Action: Publish role charters, scorecards, and a quarterly headcount plan tied to forecasted demand. Install manager dashboards and a weekly 1:1 template.
5) Demand Engine: Channel discipline and conversion precision
Lead volume without channel discipline is a burn. Define your channel mix (repeat/referral, listing attraction, digital demand, sphere-driven private client, builder/relocation partners) and rank by LTV:CAC, speed to revenue, and variability. Set channel-level SLAs: response time, contact attempts, hand-off rules, and re-engagement cadences.
Run a monthly experiment backlog—two to four controlled tests across offers, creative, audiences, and follow-up cadences. Protect your agents’ focus: centralized ISAs or an intelligent routing layer should shield top producers from noise while capturing upside. Funnel reviews must focus on bottlenecks: contact rate, appointment set rate, show rate, signed rate, and cycle time to close.
Industry context is clear: capital is selective, and profits flow to operators with discipline and differentiated access. For macro perspective, review Emerging Trends in Real Estate 2024 (PwC) and align demand investments to segments with durable ROI.
Action: Limit active channels to those with positive contribution margin and consistent conversion. Kill or pause anything you can’t measure weekly.
6) Financial Controls: Unit economics, cash discipline, and vendor ROI
Operational excellence is financial discipline applied daily. Start with unit economics: contribution margin per listing and per buy-side, by channel. Force ranked spend: talent, demand, ops, and platform—everything else is noise until you hit margin targets.

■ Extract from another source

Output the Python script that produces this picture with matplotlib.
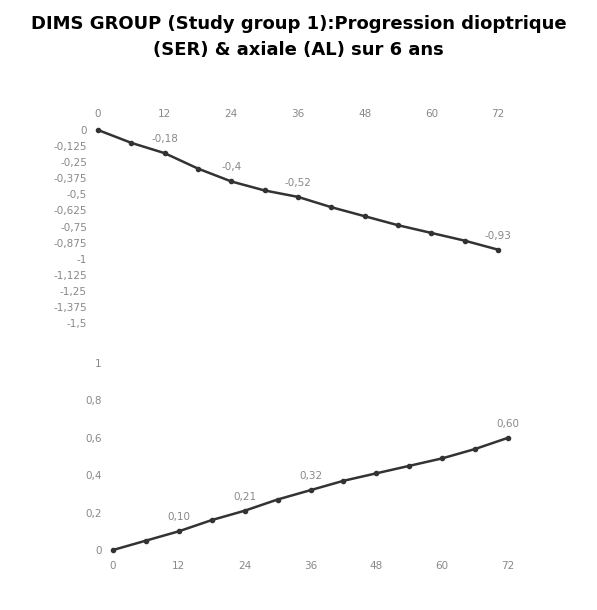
import matplotlib
matplotlib.use("Agg")
import matplotlib.pyplot as plt
import numpy as np

months = [0, 6, 12, 18, 24, 30, 36, 42, 48, 54, 60, 66, 72]
ser = [0, -0.10, -0.18, -0.30, -0.40, -0.47, -0.52, -0.60, -0.67, -0.74, -0.80, -0.86, -0.93]
al = [0, 0.05, 0.10, 0.16, 0.21, 0.27, 0.32, 0.37, 0.41, 0.45, 0.49, 0.54, 0.60]
ser_labels = {12: "-0,18", 24: "-0,4", 36: "-0,52", 72: "-0,93"}
al_labels = {12: "0,10", 24: "0,21", 36: "0,32", 72: "0,60"}
xticks = [0, 12, 24, 36, 48, 60, 72]
ser_ticks = np.arange(0, -1.5001, -0.125)
al_ticks = [0, 0.2, 0.4, 0.6, 0.8, 1]

W, H = 597, 610
fig = plt.figure(figsize=(W/100, H/100), dpi=100)
fig.text(0.5, 1 - 37/H, "DIMS GROUP (Study group 1):Progression dioptrique\n(SER) & axiale (AL) sur 6 ans",
         ha="center", va="center", fontsize=13, fontweight="bold", linespacing=1.6)

def fr(x0, x1, y0, y1):
    return [x0/W, 1 - y1/H, (x1-x0)/W, (y1-y0)/H]

gray = "#888888"
ax1 = fig.add_axes(fr(98, 498, 130, 323))
ax1.plot(months, ser, color="#333333", lw=1.8, marker="o", ms=3)
ax1.set_xlim(0, 72); ax1.set_ylim(-1.5, 0)
ax1.xaxis.tick_top()
ax1.set_xticks(xticks)
ax1.set_yticks(ser_ticks)
ax1.set_yticklabels([("%g" % t).replace(".", ",") for t in ser_ticks])
for m, s in ser_labels.items():
    ax1.annotate(s, (m, ser[months.index(m)]), xytext=(0, 8), textcoords="offset points",
                 ha="center", fontsize=7.5, color=gray)

ax2 = fig.add_axes(fr(113, 508, 363, 550))
ax2.plot(months, al, color="#333333", lw=1.8, marker="o", ms=3)
ax2.set_xlim(0, 72); ax2.set_ylim(0, 1)
ax2.set_xticks(xticks)
ax2.set_yticks(al_ticks)
ax2.set_yticklabels([("%g" % t).replace(".", ",") for t in al_ticks])
for m, s in al_labels.items():
    ax2.annotate(s, (m, al[months.index(m)]), xytext=(0, 8), textcoords="offset points",
                 ha="center", fontsize=7.5, color=gray)

for ax in (ax1, ax2):
    for sp in ax.spines.values():
        sp.set_visible(False)
    ax.tick_params(length=0, labelsize=7.5, labelcolor=gray, pad=8)
    for l in ax.lines:
        l.set_clip_on(False)

fig.savefig("out.png", dpi=100, facecolor="white")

Run a rolling 13-week cash forecast. Maintain a minimum 2–3 months of operating expenses in reserve. Implement monthly budget vs. actuals with owner sign-off for all non-core expenses. Negotiate vendor contracts quarterly; consolidate duplicative tools into platform capabilities and retire unused seats. The goal: a stable 18–25% operating margin with predictable cash conversion.
Action: Publish a 12-month budget, a rolling cash forecast, and a vendor scorecard (utilization, ROI, renewal date, risk). Tie renewals to clear performance thresholds.
Implementation: Turn the system on
A real estate team operating system isn’t a workshop; it’s a switch you flip and keep on. Sequence implementation across 90 days:
- Days 1–30: Finalize revenue architecture, publish the operating cadence, install the weekly scorecard, and shut off low-ROI channels.
- Days 31–60: Deploy role charters, manager 1:1s, recruiting funnel, and onboarding. Stand up the experiment backlog in marketing.
- Days 61–90: Lock financial controls, vendor scorecard, and quarterly business review. Calibrate comp to protect margin.
Anchor the changes publicly. Post the cadence, scorecard definitions, and meeting agendas where everyone can see them. If it isn’t written, it won’t survive pressure.
Why this works
Operators beat producers at scale because they convert variability into systems. The cadence forces alignment. The scorecard exposes reality. The talent system creates leverage. The demand engine concentrates resources. The financial controls prevent drift. Together, they turn a capable team into a durable firm.
If you want help installing the spine, our advisory clients use the RELL™ approach to cut noise, standardize execution, and protect margin while they grow. Learn more about RE Luxe Leaders® here.
Bottom line
Your market won’t reward effort—it rewards operating excellence. Install the six components, run the rhythm, and hold the line. That’s how you build a firm that outlasts you, not just a good year.